**Written instruction**. Transcribe every line of the listing below without any deviation.

**Information supplied**.
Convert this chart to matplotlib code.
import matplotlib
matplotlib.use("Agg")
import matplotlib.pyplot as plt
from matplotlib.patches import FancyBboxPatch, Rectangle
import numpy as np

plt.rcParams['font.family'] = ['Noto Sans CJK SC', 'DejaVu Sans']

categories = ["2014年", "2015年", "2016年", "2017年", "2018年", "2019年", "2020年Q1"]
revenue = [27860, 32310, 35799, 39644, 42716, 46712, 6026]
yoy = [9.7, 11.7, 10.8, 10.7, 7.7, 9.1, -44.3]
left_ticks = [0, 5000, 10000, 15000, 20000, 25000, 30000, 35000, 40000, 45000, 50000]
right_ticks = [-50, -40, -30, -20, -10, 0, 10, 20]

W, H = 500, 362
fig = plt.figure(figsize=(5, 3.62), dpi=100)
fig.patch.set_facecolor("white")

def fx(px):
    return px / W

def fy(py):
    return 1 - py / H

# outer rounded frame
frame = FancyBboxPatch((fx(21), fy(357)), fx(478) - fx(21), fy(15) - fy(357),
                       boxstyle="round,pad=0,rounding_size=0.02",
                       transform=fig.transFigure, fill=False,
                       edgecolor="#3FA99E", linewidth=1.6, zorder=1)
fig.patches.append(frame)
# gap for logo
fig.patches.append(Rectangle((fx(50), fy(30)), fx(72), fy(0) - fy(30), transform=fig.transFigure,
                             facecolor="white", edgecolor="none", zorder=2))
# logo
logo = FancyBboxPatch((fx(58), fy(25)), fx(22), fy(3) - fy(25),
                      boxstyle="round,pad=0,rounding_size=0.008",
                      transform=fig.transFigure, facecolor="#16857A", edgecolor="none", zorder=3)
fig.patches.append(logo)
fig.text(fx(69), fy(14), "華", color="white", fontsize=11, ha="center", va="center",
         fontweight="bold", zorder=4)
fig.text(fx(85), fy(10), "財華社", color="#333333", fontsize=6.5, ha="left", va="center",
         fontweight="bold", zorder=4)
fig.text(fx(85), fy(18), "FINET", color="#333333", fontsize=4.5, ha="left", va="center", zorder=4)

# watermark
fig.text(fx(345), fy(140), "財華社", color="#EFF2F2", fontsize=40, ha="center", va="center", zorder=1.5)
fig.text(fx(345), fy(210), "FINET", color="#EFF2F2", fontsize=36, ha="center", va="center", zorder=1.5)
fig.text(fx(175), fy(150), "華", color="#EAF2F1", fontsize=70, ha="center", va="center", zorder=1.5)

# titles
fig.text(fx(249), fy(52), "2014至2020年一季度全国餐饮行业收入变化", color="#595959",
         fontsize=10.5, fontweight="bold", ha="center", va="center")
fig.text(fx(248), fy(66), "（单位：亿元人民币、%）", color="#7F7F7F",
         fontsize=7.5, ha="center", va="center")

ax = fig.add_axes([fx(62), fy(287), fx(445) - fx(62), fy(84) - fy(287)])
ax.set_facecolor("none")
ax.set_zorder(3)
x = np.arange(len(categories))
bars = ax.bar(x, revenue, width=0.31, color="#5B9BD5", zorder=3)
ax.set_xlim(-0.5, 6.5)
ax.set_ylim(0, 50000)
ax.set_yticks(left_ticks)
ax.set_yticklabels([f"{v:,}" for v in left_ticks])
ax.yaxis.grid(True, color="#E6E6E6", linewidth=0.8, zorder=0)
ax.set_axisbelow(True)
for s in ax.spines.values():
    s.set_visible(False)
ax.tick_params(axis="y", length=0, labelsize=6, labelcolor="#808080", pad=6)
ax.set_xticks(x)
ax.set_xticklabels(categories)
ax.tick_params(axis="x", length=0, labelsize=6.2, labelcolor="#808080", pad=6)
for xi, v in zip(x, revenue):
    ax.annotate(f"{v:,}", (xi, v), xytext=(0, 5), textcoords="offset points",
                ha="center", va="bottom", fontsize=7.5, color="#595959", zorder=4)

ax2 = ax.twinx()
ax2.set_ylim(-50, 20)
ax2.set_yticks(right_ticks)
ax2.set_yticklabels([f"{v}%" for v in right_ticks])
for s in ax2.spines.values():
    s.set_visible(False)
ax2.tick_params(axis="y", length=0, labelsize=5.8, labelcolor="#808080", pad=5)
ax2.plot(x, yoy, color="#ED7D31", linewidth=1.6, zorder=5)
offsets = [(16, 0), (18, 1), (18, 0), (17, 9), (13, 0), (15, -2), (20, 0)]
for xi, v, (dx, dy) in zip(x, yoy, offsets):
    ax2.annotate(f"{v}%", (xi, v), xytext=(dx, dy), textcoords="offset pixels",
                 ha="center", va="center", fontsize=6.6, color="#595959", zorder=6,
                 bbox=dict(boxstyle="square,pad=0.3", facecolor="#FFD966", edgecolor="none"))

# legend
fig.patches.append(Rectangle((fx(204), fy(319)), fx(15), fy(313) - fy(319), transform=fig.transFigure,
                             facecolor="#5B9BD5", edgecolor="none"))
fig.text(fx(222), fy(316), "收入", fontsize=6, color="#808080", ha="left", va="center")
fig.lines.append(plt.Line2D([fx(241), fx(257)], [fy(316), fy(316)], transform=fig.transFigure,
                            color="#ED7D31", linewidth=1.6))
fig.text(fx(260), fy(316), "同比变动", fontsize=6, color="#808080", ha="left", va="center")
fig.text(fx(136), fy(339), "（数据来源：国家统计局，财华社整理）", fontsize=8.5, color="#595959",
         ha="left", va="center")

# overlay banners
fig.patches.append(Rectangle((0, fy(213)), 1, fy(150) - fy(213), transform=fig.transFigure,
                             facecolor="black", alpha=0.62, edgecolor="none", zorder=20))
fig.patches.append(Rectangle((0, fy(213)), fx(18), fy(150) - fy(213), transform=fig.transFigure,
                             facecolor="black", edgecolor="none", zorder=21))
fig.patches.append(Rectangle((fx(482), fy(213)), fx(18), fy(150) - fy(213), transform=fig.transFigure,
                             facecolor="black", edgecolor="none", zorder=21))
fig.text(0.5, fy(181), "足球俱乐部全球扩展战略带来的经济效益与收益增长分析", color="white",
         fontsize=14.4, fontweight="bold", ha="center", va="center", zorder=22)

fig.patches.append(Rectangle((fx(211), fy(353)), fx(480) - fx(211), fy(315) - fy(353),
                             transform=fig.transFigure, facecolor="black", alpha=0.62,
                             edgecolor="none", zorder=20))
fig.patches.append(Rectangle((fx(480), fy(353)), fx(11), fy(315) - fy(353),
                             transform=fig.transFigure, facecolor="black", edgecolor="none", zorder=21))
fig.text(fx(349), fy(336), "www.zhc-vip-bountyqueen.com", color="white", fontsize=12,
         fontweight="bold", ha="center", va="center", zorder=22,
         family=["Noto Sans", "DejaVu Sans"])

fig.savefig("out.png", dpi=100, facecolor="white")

**Full solution**.
Convert this chart to matplotlib code.
import matplotlib
matplotlib.use("Agg")
import matplotlib.pyplot as plt
from matplotlib.patches import FancyBboxPatch, Rectangle
import numpy as np

plt.rcParams['font.family'] = ['Noto Sans CJK SC', 'DejaVu Sans']

categories = ["2014年", "2015年", "2016年", "2017年", "2018年", "2019年", "2020年Q1"]
revenue = [27860, 32310, 35799, 39644, 42716, 46712, 6026]
yoy = [9.7, 11.7, 10.8, 10.7, 7.7, 9.1, -44.3]
left_ticks = [0, 5000, 10000, 15000, 20000, 25000, 30000, 35000, 40000, 45000, 50000]
right_ticks = [-50, -40, -30, -20, -10, 0, 10, 20]

W, H = 500, 362
fig = plt.figure(figsize=(5, 3.62), dpi=100)
fig.patch.set_facecolor("white")

def fx(px):
    return px / W

def fy(py):
    return 1 - py / H

# outer rounded frame
frame = FancyBboxPatch((fx(21), fy(357)), fx(478) - fx(21), fy(15) - fy(357),
                       boxstyle="round,pad=0,rounding_size=0.02",
                       transform=fig.transFigure, fill=False,
                       edgecolor="#3FA99E", linewidth=1.6, zorder=1)
fig.patches.append(frame)
# gap for logo
fig.patches.append(Rectangle((fx(50), fy(30)), fx(72), fy(0) - fy(30), transform=fig.transFigure,
                             facecolor="white", edgecolor="none", zorder=2))
# logo
logo = FancyBboxPatch((fx(58), fy(25)), fx(22), fy(3) - fy(25),
                      boxstyle="round,pad=0,rounding_size=0.008",
                      transform=fig.transFigure, facecolor="#16857A", edgecolor="none", zorder=3)
fig.patches.append(logo)
fig.text(fx(69), fy(14), "華", color="white", fontsize=11, ha="center", va="center",
         fontweight="bold", zorder=4)
fig.text(fx(85), fy(10), "財華社", color="#333333", fontsize=6.5, ha="left", va="center",
         fontweight="bold", zorder=4)
fig.text(fx(85), fy(18), "FINET", color="#333333", fontsize=4.5, ha="left", va="center", zorder=4)

# watermark
fig.text(fx(345), fy(140), "財華社", color="#EFF2F2", fontsize=40, ha="center", va="center", zorder=1.5)
fig.text(fx(345), fy(210), "FINET", color="#EFF2F2", fontsize=36, ha="center", va="center", zorder=1.5)
fig.text(fx(175), fy(150), "華", color="#EAF2F1", fontsize=70, ha="center", va="center", zorder=1.5)

# titles
fig.text(fx(249), fy(52), "2014至2020年一季度全国餐饮行业收入变化", color="#595959",
         fontsize=10.5, fontweight="bold", ha="center", va="center")
fig.text(fx(248), fy(66), "（单位：亿元人民币、%）", color="#7F7F7F",
         fontsize=7.5, ha="center", va="center")

ax = fig.add_axes([fx(62), fy(287), fx(445) - fx(62), fy(84) - fy(287)])
ax.set_facecolor("none")
ax.set_zorder(3)
x = np.arange(len(categories))
bars = ax.bar(x, revenue, width=0.31, color="#5B9BD5", zorder=3)
ax.set_xlim(-0.5, 6.5)
ax.set_ylim(0, 50000)
ax.set_yticks(left_ticks)
ax.set_yticklabels([f"{v:,}" for v in left_ticks])
ax.yaxis.grid(True, color="#E6E6E6", linewidth=0.8, zorder=0)
ax.set_axisbelow(True)
for s in ax.spines.values():
    s.set_visible(False)
ax.tick_params(axis="y", length=0, labelsize=6, labelcolor="#808080", pad=6)
ax.set_xticks(x)
ax.set_xticklabels(categories)
ax.tick_params(axis="x", length=0, labelsize=6.2, labelcolor="#808080", pad=6)
for xi, v in zip(x, revenue):
    ax.annotate(f"{v:,}", (xi, v), xytext=(0, 5), textcoords="offset points",
                ha="center", va="bottom", fontsize=7.5, color="#595959", zorder=4)

ax2 = ax.twinx()
ax2.set_ylim(-50, 20)
ax2.set_yticks(right_ticks)
ax2.set_yticklabels([f"{v}%" for v in right_ticks])
for s in ax2.spines.values():
    s.set_visible(False)
ax2.tick_params(axis="y", length=0, labelsize=5.8, labelcolor="#808080", pad=5)
ax2.plot(x, yoy, color="#ED7D31", linewidth=1.6, zorder=5)
offsets = [(16, 0), (18, 1), (18, 0), (17, 9), (13, 0), (15, -2), (20, 0)]
for xi, v, (dx, dy) in zip(x, yoy, offsets):
    ax2.annotate(f"{v}%", (xi, v), xytext=(dx, dy), textcoords="offset pixels",
                 ha="center", va="center", fontsize=6.6, color="#595959", zorder=6,
                 bbox=dict(boxstyle="square,pad=0.3", facecolor="#FFD966", edgecolor="none"))

# legend
fig.patches.append(Rectangle((fx(204), fy(319)), fx(15), fy(313) - fy(319), transform=fig.transFigure,
                             facecolor="#5B9BD5", edgecolor="none"))
fig.text(fx(222), fy(316), "收入", fontsize=6, color="#808080", ha="left", va="center")
fig.lines.append(plt.Line2D([fx(241), fx(257)], [fy(316), fy(316)], transform=fig.transFigure,
                            color="#ED7D31", linewidth=1.6))
fig.text(fx(260), fy(316), "同比变动", fontsize=6, color="#808080", ha="left", va="center")
fig.text(fx(136), fy(339), "（数据来源：国家统计局，财华社整理）", fontsize=8.5, color="#595959",
         ha="left", va="center")

# overlay banners
fig.patches.append(Rectangle((0, fy(213)), 1, fy(150) - fy(213), transform=fig.transFigure,
                             facecolor="black", alpha=0.62, edgecolor="none", zorder=20))
fig.patches.append(Rectangle((0, fy(213)), fx(18), fy(150) - fy(213), transform=fig.transFigure,
                             facecolor="black", edgecolor="none", zorder=21))
fig.patches.append(Rectangle((fx(482), fy(213)), fx(18), fy(150) - fy(213), transform=fig.transFigure,
                             facecolor="black", edgecolor="none", zorder=21))
fig.text(0.5, fy(181), "足球俱乐部全球扩展战略带来的经济效益与收益增长分析", color="white",
         fontsize=14.4, fontweight="bold", ha="center", va="center", zorder=22)

fig.patches.append(Rectangle((fx(211), fy(353)), fx(480) - fx(211), fy(315) - fy(353),
                             transform=fig.transFigure, facecolor="black", alpha=0.62,
                             edgecolor="none", zorder=20))
fig.patches.append(Rectangle((fx(480), fy(353)), fx(11), fy(315) - fy(353),
                             transform=fig.transFigure, facecolor="black", edgecolor="none", zorder=21))
fig.text(fx(349), fy(336), "www.zhc-vip-bountyqueen.com", color="white", fontsize=12,
         fontweight="bold", ha="center", va="center", zorder=22,
         family=["Noto Sans", "DejaVu Sans"])

fig.savefig("out.png", dpi=100, facecolor="white")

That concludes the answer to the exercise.